In twenty-fifteen, the US Environmental Protection Agency pledged to reduce by nearly a third, CO2 emissions from power plants, by twenty-thirty through its ‘Clean Power Plan’ initiative. But under the Trump administration, the EPA proposed repealing this plan to curb climate change. And similarly, while under the Obama administration, the US Department Of Transportation, DOT, proposed CO2 pollution and fuel economy standards intended to cut emissions into the twenty-twenties, but under the Trump administration, the DOT is working to roll back those clean vehicle safeguards that protect the climate and our health. Fortunately, state and industry leaders recognize that clean transportation must remain a priority if we are to address climate change and protect public health. Regional efforts are helping to boost the electric car market, which saw a substantial increase in sales between twenty-sixteen and seventeen, and Wind Power employment grew by thirty-two percent, while solar-power jobs increased by twenty-five percent. Globally, at the United Nations Conference on Climate Change in Paris, a hundred and ninety-five countries, including the United States, at the time, agreed on pollution emission reduction provisions, with a goal of preventing the average global temperature from rising more than one-and-a-half degrees Celsius above the pre-industrial age average. As scientists believe we must remain below a two-degree increase to avoid catastrophic climate change impacts.

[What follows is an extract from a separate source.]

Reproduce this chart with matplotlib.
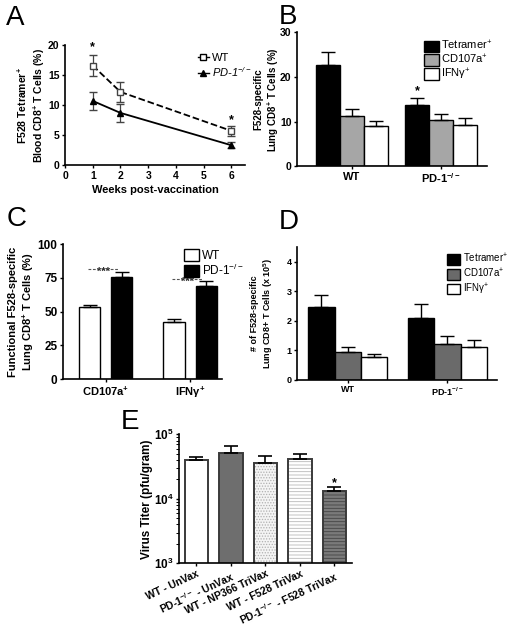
import numpy as np
import matplotlib
matplotlib.use("Agg")
import matplotlib.pyplot as plt
from matplotlib.patches import Patch
from matplotlib.lines import Line2D

# ---- data -------------------------------------------------------------
weeks = [1, 2, 6]
wt_tet = [16.6, 12.2, 5.7]
wt_tet_err = [1.7, 1.6, 0.8]
pd1_tet = [10.7, 8.7, 3.3]
pd1_tet_err = [1.5, 1.5, 0.5]

b_groups = ["WT", "PD-1$^{-/-}$"]
b_series = ["Tetramer$^{+}$", "CD107a$^{+}$", "IFN\u03b3$^{+}$"]
b_vals = [[22.7, 13.6], [11.3, 10.4], [9.1, 9.3]]
b_errs = [[3.0, 1.7], [1.4, 1.3], [1.0, 1.4]]

c_groups = ["CD107a$^{+}$", "IFN\u03b3$^{+}$"]
c_series = ["WT", "PD-1$^{-/-}$"]
c_vals = [[53.2, 42.6], [76.0, 69.1]]
c_errs = [[1.5, 2.0], [3.2, 3.2]]

d_groups = ["WT", "PD-1$^{-/-}$"]
d_series = ["Tetramer$^{+}$", "CD107a$^{+}$", "IFN\u03b3$^{+}$"]
d_vals = [[2.46, 2.10], [0.94, 1.22], [0.77, 1.11]]
d_errs = [[0.43, 0.48], [0.17, 0.28], [0.11, 0.25]]

e_labels = ["WT - UnVax", "PD-1$^{-/-}$ - UnVax", "WT - NP366 TriVax",
            "WT - F528 TriVax", "PD-1$^{-/-}$ - F528 TriVax"]
e_vals = [40000, 50700, 36400, 41000, 13200]
e_errs = [4000, 15200, 9700, 8500, 1900]

# ---- style ------------------------------------------------------------
plt.rcParams.update({
    "font.family": ["Liberation Sans", "DejaVu Sans"],
    "font.weight": "bold",
    "axes.labelweight": "bold",
    "mathtext.default": "regular",
    "axes.spines.top": False,
    "axes.spines.right": False,
    "axes.linewidth": 1.2,
    "xtick.major.width": 1.0,
    "ytick.major.width": 1.0,
    "xtick.major.size": 2.5,
    "ytick.major.size": 2.5,
    "xtick.major.pad": 1.5,
    "ytick.major.pad": 1.5,
    "hatch.linewidth": 0.6,
})

fig = plt.figure(figsize=(5.12, 6.34), dpi=100)


def letter(x, y, s):
    fig.text(x, y, s, fontsize=20, fontweight="normal", va="center", ha="left")


def up_err(ax, x, v, e, lw=1.0):
    ax.errorbar(x, v, yerr=[np.zeros(len(v)), e], fmt="none", ecolor="black",
                elinewidth=lw, capsize=5, capthick=lw)


# ---- A ----------------------------------------------------------------
axA = fig.add_axes([0.127, 0.7397, 0.352, 0.189])
axA.errorbar(weeks, wt_tet, yerr=wt_tet_err, color="black", ls="--", lw=1.3,
             marker="s", mfc="white", mec="#444444", ms=5, capsize=3,
             elinewidth=0.9, ecolor="#444444")
axA.errorbar(weeks, pd1_tet, yerr=pd1_tet_err, color="black", ls="-", lw=1.3,
             marker="^", ms=5, capsize=3, elinewidth=0.9, ecolor="#444444")
axA.set_xlim(0, 6.5)
axA.set_ylim(0, 20)
axA.set_xticks(range(7))
axA.set_yticks([0, 5, 10, 15, 20])
axA.tick_params(labelsize=7.5)
axA.set_xlabel("Weeks post-vaccination", fontsize=8, labelpad=3)
axA.set_ylabel("F528 Tetramer$^{+}$\nBlood CD8$^{+}$ T Cells (%)", fontsize=7.5)
axA.yaxis.set_label_coords(-0.10, 0.5)
axA.text(1, 19.6, "*", ha="center", va="center", fontsize=9, clip_on=False)
axA.text(6, 7.5, "*", ha="center", va="center", fontsize=9)
hA = [Line2D([], [], color="black", ls="-", marker="s", mfc="white", ms=4, lw=1.0),
      Line2D([], [], color="black", ls="-", marker="^", ms=4, lw=1.0)]
fig.legend(hA, ["WT", "PD-1$^{-/-}$"], loc="upper left",
           bbox_to_anchor=(0.375, 0.925), frameon=False, handlelength=1.0,
           handletextpad=0.3, labelspacing=0.15, borderpad=0,
           prop={"size": 8, "weight": "normal"})
leg_texts = fig.legends[-1].get_texts()
leg_texts[1].set_style("italic")

# ---- B ----------------------------------------------------------------
axB = fig.add_axes([0.580, 0.738, 0.371, 0.211])
b_centers = np.array([2.27, 5.96])
b_colors = ["black", "#a6a6a6", "white"]
for i in range(3):
    x = b_centers + (i - 1)
    axB.bar(x, b_vals[i], width=1.0, color=b_colors[i], edgecolor="black", lw=1.0)
    up_err(axB, x, b_vals[i], b_errs[i])
axB.set_xlim(0, 7.85)
axB.set_ylim(0, 30)
axB.set_yticks([0, 10, 20, 30])
axB.set_xticks(b_centers)
axB.set_xticklabels(b_groups, fontsize=8)
axB.tick_params(axis="y", labelsize=7.5)
axB.set_ylabel("F528-specific\nLung CD8$^{+}$ T Cells (%)", fontsize=7)
axB.yaxis.set_label_coords(-0.085, 0.5)
axB.text(b_centers[1] - 1, 16.9, "*", ha="center", va="center", fontsize=9)
fig.legend([Patch(fc=c, ec="black") for c in b_colors], b_series, loc="upper left",
           bbox_to_anchor=(0.818, 0.947), frameon=False, handlelength=1.3,
           handleheight=1.2, handletextpad=0.2, labelspacing=0.05, borderpad=0,
           prop={"size": 8, "weight": "normal"})

# ---- C ----------------------------------------------------------------
axC = fig.add_axes([0.123, 0.402, 0.311, 0.213])
c_centers = np.array([2.02, 6.02])
c_colors = ["white", "black"]
for i in range(2):
    x = c_centers + (i - 0.5) * 1.52
    axC.bar(x, c_vals[i], width=1.0, color=c_colors[i], edgecolor="black", lw=1.0)
    up_err(axC, x, c_vals[i], c_errs[i])
for cx, lvl in zip(c_centers, [81.7, 74.3]):
    axC.plot([cx - 0.85, cx + 0.6], [lvl, lvl], ls=(0, (2.5, 1.5)), color="#555555", lw=0.8)
    axC.text(cx - 0.1, lvl - 2, "***", ha="center", va="center", fontsize=8,
             color="#333333")
axC.set_xlim(0, 7.54)
axC.set_ylim(0, 100)
axC.set_yticks([0, 25, 50, 75, 100])
axC.set_xticks(c_centers)
axC.set_xticklabels(c_groups, fontsize=8)
axC.tick_params(axis="y", labelsize=8.5)
axC.set_ylabel("Functional F528-specific\nLung CD8$^{+}$ T Cells (%)", fontsize=8)
axC.yaxis.set_label_coords(-0.17, 0.5)
fig.legend([Patch(fc=c, ec="black") for c in c_colors], c_series, loc="upper left",
           bbox_to_anchor=(0.348, 0.617), frameon=False, handlelength=1.3,
           handleheight=1.2, handletextpad=0.2, labelspacing=0.05, borderpad=0,
           prop={"size": 8.5, "weight": "normal"})

# ---- D ----------------------------------------------------------------
axD = fig.add_axes([0.581, 0.401, 0.389, 0.209])
d_centers = np.array([1.91, 5.69])
d_colors = ["black", "#6a6a6a", "white"]
for i in range(3):
    x = d_centers + (i - 1)
    axD.bar(x, d_vals[i], width=1.0, color=d_colors[i], edgecolor="black", lw=1.0)
    up_err(axD, x, d_vals[i], d_errs[i])
axD.set_xlim(0, 7.56)
axD.set_ylim(0, 4.5)
axD.set_yticks([0, 1, 2, 3, 4])
axD.set_xticks(d_centers)
axD.set_xticklabels(d_groups, fontsize=6.5)
axD.tick_params(axis="y", labelsize=6.5)
axD.set_ylabel("# of F528-specific\nLung CD8+ T Cells (x 10$^{5}$)", fontsize=6.5)
axD.yaxis.set_label_coords(-0.115, 0.5)
fig.legend([Patch(fc=c, ec="black") for c in d_colors], d_series, loc="upper left",
           bbox_to_anchor=(0.864, 0.610), frameon=False, handlelength=1.3,
           handleheight=1.3, handletextpad=0.3, labelspacing=0.15, borderpad=0,
           prop={"size": 7, "weight": "normal"})

# ---- E ----------------------------------------------------------------
axE = fig.add_axes([0.350, 0.1115, 0.337, 0.2035])
axE.set_yscale("log")
e_x = np.arange(5) + 0.5
e_face = ["white", "#6e6e6e", "#f4f4f4", "white", "#7a7a7a"]
e_hatch = [None, None, "......", "-----", "-----"]
e_hcol = ["white", "#6e6e6e", "#b0b0b0", "#b8b8b8", "#444444"]
for k in range(5):
    axE.bar(e_x[k], e_vals[k], width=0.68, bottom=1e-9, color=e_face[k],
            hatch=e_hatch[k], edgecolor=e_hcol[k], lw=0)
    axE.bar(e_x[k], e_vals[k], width=0.68, bottom=1e-9, fill=False,
            edgecolor="#3a3a3a", lw=1.4)
up_err(axE, e_x, e_vals, e_errs, lw=1.2)
axE.text(e_x[4], 17600, "*", ha="center", va="center", fontsize=9)
axE.set_xlim(0, 5)
axE.set_ylim(1e3, 1e5)
axE.set_yticks([1e3, 1e4, 1e5])
axE.tick_params(axis="y", labelsize=8.5)
axE.tick_params(axis="y", which="minor", length=2, width=0.7, labelleft=False)
axE.set_xticks(e_x)
axE.set_xticklabels(e_labels, fontsize=7.5, rotation=25, ha="right",
                    rotation_mode="anchor")
axE.set_ylabel("Virus Titer (pfu/gram)", fontsize=8.5)
axE.yaxis.set_label_coords(-0.15, 0.5)

# ---- panel letters ----------------------------------------------------
letter(0.012, 0.972, "A")
letter(0.545, 0.973, "B")
letter(0.012, 0.654, "C")
letter(0.545, 0.650, "D")
letter(0.236, 0.334, "E")

fig.savefig("out.png", dpi=100)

And while in twenty-seventeen, President Trump announced that his country was withdrawing from the Paris climate change agreement to eliminate “harmful and unnecessary policies, such as the Climate Action Plan”, the American people are forging ahead without him. Through initiatives like the US Climate Alliance and the Regional Greenhouse Gas Initiative, America is still participating. And Climate Mayors, state, business, and local political leaders have pledged to honor and uphold the goals of the Paris Agreement. More than twenty-five cities in seventeen states, with populations totaling more than five million, have adopted resolutions that will enable them to produce a hundred percent of their electricity from renewable sources such as wind and solar power. Additionally, a new initiative from former New York City mayor Michael Bloomberg, who has registered in Alabama to run for the presidency in upcoming elections, gives the urban sector of this movement a boost. He is asking mayors from the most populous cities in the country to share their plans for making their buildings and transportation systems run more cleanly and efficiently. The twenty cities that show the greatest potential for curbing dangerous CO2 pollution that’s driving climate change will share in a technical assistance fund provided by his philanthropies and partners. Individual efforts at curbing climate change can be achieved by making conserving energy a part of the daily routine. When shopping for refrigerators, washers, and dryers in America, or throughout the English-speaking Caribbean, choosing products with the US government’s “Energy Star” label that meet a higher standard for energy efficiency than the minimum federal requirements, can make an appreciable difference if a sufficient number of residents undertake to look for cars with the highest gas mileage and lowest emissions.